SGH membawa pertanian menuju smart farming. Artinya, petani tidak perlu lagi ke lahan pertanian untuk mengontrol tanaman. Kendali perkembangan tanaman dilakukan melalui smartphone berbasis Android dan laptop yang terhubung internet.
Istilah smart farming sendiri, dilansir dari laman Fakultas Pertanian, UMSU, merupakan suatu konsep pertanian yang menggunakan teknologi digital dan informasi untuk meningkatkan efisiensi, produktivitas, dan keberlanjutan dalam produksi tanaman dan peternakan. Smart farming menggabungkan berbagai teknologi seperti Internet of Things (IoT), sensor, robotika, dan analitik data untuk memantau dan mengontrol lingkungan pertanian.
Pak Man menyampaikan, petani pasti mempunyai impian memiliki kebun yang canggih, modern, dan smart. Ia menilai, SGH merupakan fasilitas yang menjadi kebutuhan pertanian modern. Ia menjelaskan, dalam suatu rangkaian sistem SGH, dipasang sejumlah sensor untuk memantau suhu, penggunaan air, dan kebutuhan cahaya. Semuanya diatur melalui sensor yang terhubung ke smartphone maupun laptop.
“Jadi, ketika suhu mulai terasa panas, alat penyejuk secara otomatis akan menyala. Atau ketika sensor mendeteksi tanah (media tanam) mulai kering, secara otomatis alat penyiram akan mengeluarkan air dan makanan sesuai takaran secara otomatis,” terangnya menggebu-gebu.
Selain dapat mengatur suhu dan penggunaan air, SGH juga dapat melindungi tanaman dari segala faktor penganggu, seperti hama dari luar, misalnya. Kenapa bisa begitu? Sebab SGH dilengkapi dengan insect net, jaring yang terbuat dari bahan sintetis yang kuat (polyEthilen).
Tak hanya itu, menurut informasi dari Pak Man, SGH juga mengatur intensitas cahaya matahari yang masuk. “Sinar matahari dari pagi sampai pukul 10.00 itu sangat baik buat tanaman. Sedangkan mulai pukul 12.00 hingga 14.00, sinar matahari bersifat membakar. Untuk mengatur itu, ada sensor yang otomatis untuk membuka dan menutup shading guna mengurangi intensitas cahaya matari.
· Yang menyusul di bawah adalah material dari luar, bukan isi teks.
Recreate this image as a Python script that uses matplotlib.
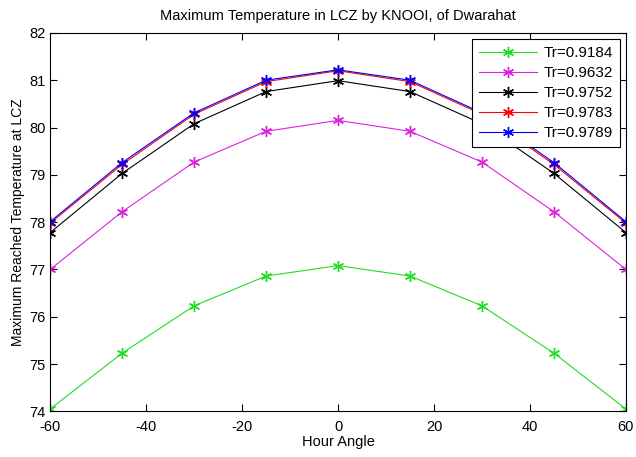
import matplotlib
matplotlib.use("Agg")
from matplotlib import pyplot as plt

plt.rcParams['font.family'] = ['Liberation Sans', 'DejaVu Sans']
plt.rcParams['axes.unicode_minus'] = False

hour_angle = [-60, -45, -30, -15, 0, 15, 30, 45, 60]
labels = ["Tr=0.9184", "Tr=0.9632", "Tr=0.9752", "Tr=0.9783", "Tr=0.9789"]
t_9184 = [74.05, 75.23, 76.23, 76.86, 77.08, 76.86, 76.23, 75.23, 74.05]
t_9632 = [77.00, 78.22, 79.27, 79.92, 80.15, 79.92, 79.27, 78.22, 77.00]
t_9752 = [77.78, 79.03, 80.08, 80.76, 80.99, 80.76, 80.08, 79.03, 77.78]
t_9783 = [77.98, 79.22, 80.28, 80.97, 81.20, 80.97, 80.28, 79.22, 77.98]
t_9789 = [78.01, 79.26, 80.31, 81.00, 81.22, 81.00, 80.31, 79.26, 78.01]
colors = ['#22dd22', '#dd22dd', 'black', 'red', 'blue']

f = plt.figure(figsize=(6.36, 4.57), dpi=100)
ax = f.add_axes([0.079, 0.100, 0.905, 0.828])
for ys, c, lab in zip([t_9184, t_9632, t_9752, t_9783, t_9789], colors, labels):
	ax.plot(hour_angle, ys, '-', marker=(6, 2, 0), color=c, label=lab,
		linewidth=0.8, markersize=8, markeredgewidth=1.0)

ax.set_xlim(-60, 60)
ax.set_ylim(74, 82)
ax.set_xticks(range(-60, 61, 20))
ax.set_yticks(range(74, 83))
ax.tick_params(direction='in', top=True, right=True, labelsize=10.5, length=5)
ax.tick_params(axis='x', pad=6)
ax.set_xlabel("Hour Angle", fontsize=10.5, labelpad=1)
ax.set_ylabel("Maximum Reached Temperature at LCZ", fontsize=10, labelpad=3)
ax.set_title("Maximum Temperature in LCZ by KNOOI, of Dwarahat", fontsize=10.5, pad=9)
leg = ax.legend(loc='upper right', fontsize=11, fancybox=False, edgecolor='black',
	borderaxespad=0.4, handlelength=3.8, labelspacing=0.4, framealpha=1,
	borderpad=0.45, handletextpad=0.4)
leg.get_frame().set_linewidth(0.8)
f.savefig("out.png", dpi=100)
Alatnya namanya roof fan shading. Harapannya bisa memberikan hasil produksi lebih optimal,” imbuhnya.
SGH memberikan banyak manfaat bagi pertanian, di antaranya terjadi efisiensi dan mendorong peningkatan hasil produksi sehingga akan turut mendongkrak pendapatan petani.
Menurut Nyoman Mara, melalui teknologi tersebut para petani dapat meningkatkan pendapatan. Selain itu, SGH yang merupakan program dari Ditjen PSP itu juga diharapkan dapat membantu meningkatkan kualitas sumber daya manusia (SDM) yang terampil dan mandiri di bidang agro teknologi dan agribisnis dengan potensi wisata dan provitas pertanian di daerah tersebut.
Pak Man mengungkapkan, para petani mendapat manfaat yang besar dari SGH di tengah sulitnya mendapatkan SDM pertanian, karena ada kesan bahwa bekerja di sektor pertanian itu tidak menguntungkan. “Nah, dengan model seperti ini, diharapkan pemuda akan bangga menjadi
petani, dia akan bangga menjadi karyawan pertanian karena fasilitas mendukung secara betul-betul smart,” ujarnya.
Menurutnya, teknologi mendorong orang-orang, termasuk kaum muda, untuk tertarik dengan dunia pertanian. Selain itu, teknologi di dunia pertanian juga bisa mengefisiensi tenaga kerja, memaksimalkan hasil, dan dicintai oleh semua level kalangan.
“Harapan kami, selain hasil produksi meningkat, juga sekaligus memikat generasi muda untuk bekerja di pertanian,” tegasnya.